Here’s my belated contribution to Andy Green’s #PRredefined initiative – and also to those who would separate craft from professional public relations, or internal from external comms.
The interesting question for me is not ‘what is PR?’ but rather ‘what’s the purpose of public relations’?
Publicity is not an end in itself, but a means to some other end. The purpose of publicity is often to serve a sales or marketing end. There”s nothing wrong with this except that it makes it hard to distinguish public relations from marketing.
Yet if we separate publicity from public relations, we lose the base of the pyramid, the most widely-practised part of the business. We also lose our foot-in-the-door since the desire for promotion is universal, and by no means limited to the private sector. (Just think how charities and campaigning organisations use public relations).
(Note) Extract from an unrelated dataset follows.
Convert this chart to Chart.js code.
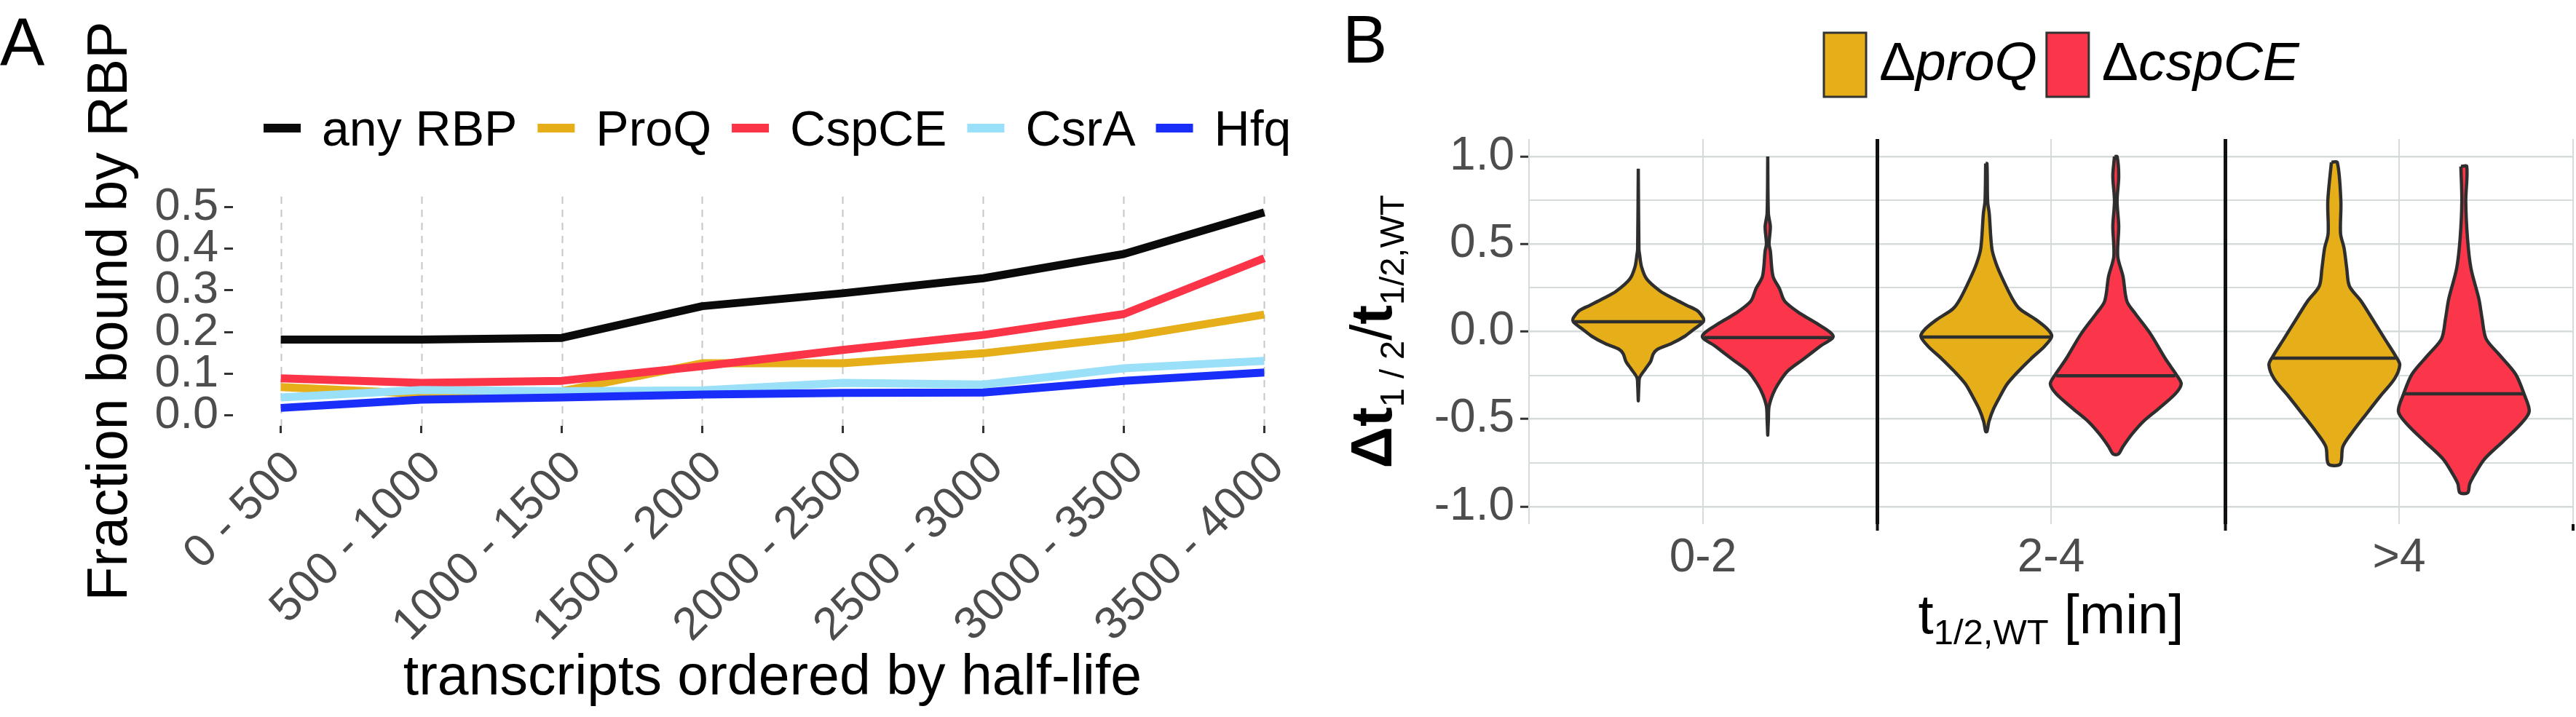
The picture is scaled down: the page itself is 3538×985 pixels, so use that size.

So I’m happy to accept the promotional aspect of public relations – and would argue that the proliferation of media channels and rise of social media makes public relations a more broadly-useful approach to promotion than advertising. The decline in trust also makes it more valuable than SEO or search marketing.
But PR’s trump card has nothing to do with one-way publicity. It’s to do with reputation and relationships – with an end goal of maintaining an organisation’s ‘licence to operate’.
Let me back up a bit in order to explain this. Let’s take the long view of the promotional industries.
In the nineteenth century, promotion was in its infancy. What mattered most was resources: capital, energy, raw materials and cheap labour. Making things was the hard part – promotion could come later.
In the twentieth century, the means to make things became more widespread. Many people could make chocolate, or cars, or fizzy drinks. So the differentiating factor became the ‘brand’ – the recognisable quality that set a Cadburys, or a Ford or a Coca-Cola apart from their many competitors. Public relations became a part of the promotional industries serving these brands (though as public relations historians point out, it had not begun there.)
What’s changing in the twenty-first century? We don’t yet have the benefit of hindsight but it seems to me that brand is a diminishing rather than a growing concept. What’s becoming important is ‘legitimacy’.
Let’s take an example. Marlboro was an exemplary twentieth century brand, complete with memorable advertising. What’s changed is the public acceptability of smoking – and the tightening restrictions on tobacco promotion in western countries. No amount of brand recognition counts against the legal and societal constraints on smoking.
The only credible strategy for Philip Morris it to de-emphasise its tobacco business in favour of its food and drink brands (in other words to save the business, not the brand).
Which business will come next? It could be a fast food supplier like Macdonalds (because of concerns over obesity and over meat production) or energy or transport companies (environmental concerns).
Promotion and promotional culture are not about to vanish, but they are becoming less important than the other role of PR – the defensive and adaptive role that helps organisations manage society’s expectations (or to argue for society to change its view of an industry as has been happening with nuclear power generation in the context of the need to meet low-carbon energy needs).
That’s why I view public relations as a double-edged sword (‘to promote and protect’) and that’s why I believe it has a bright future.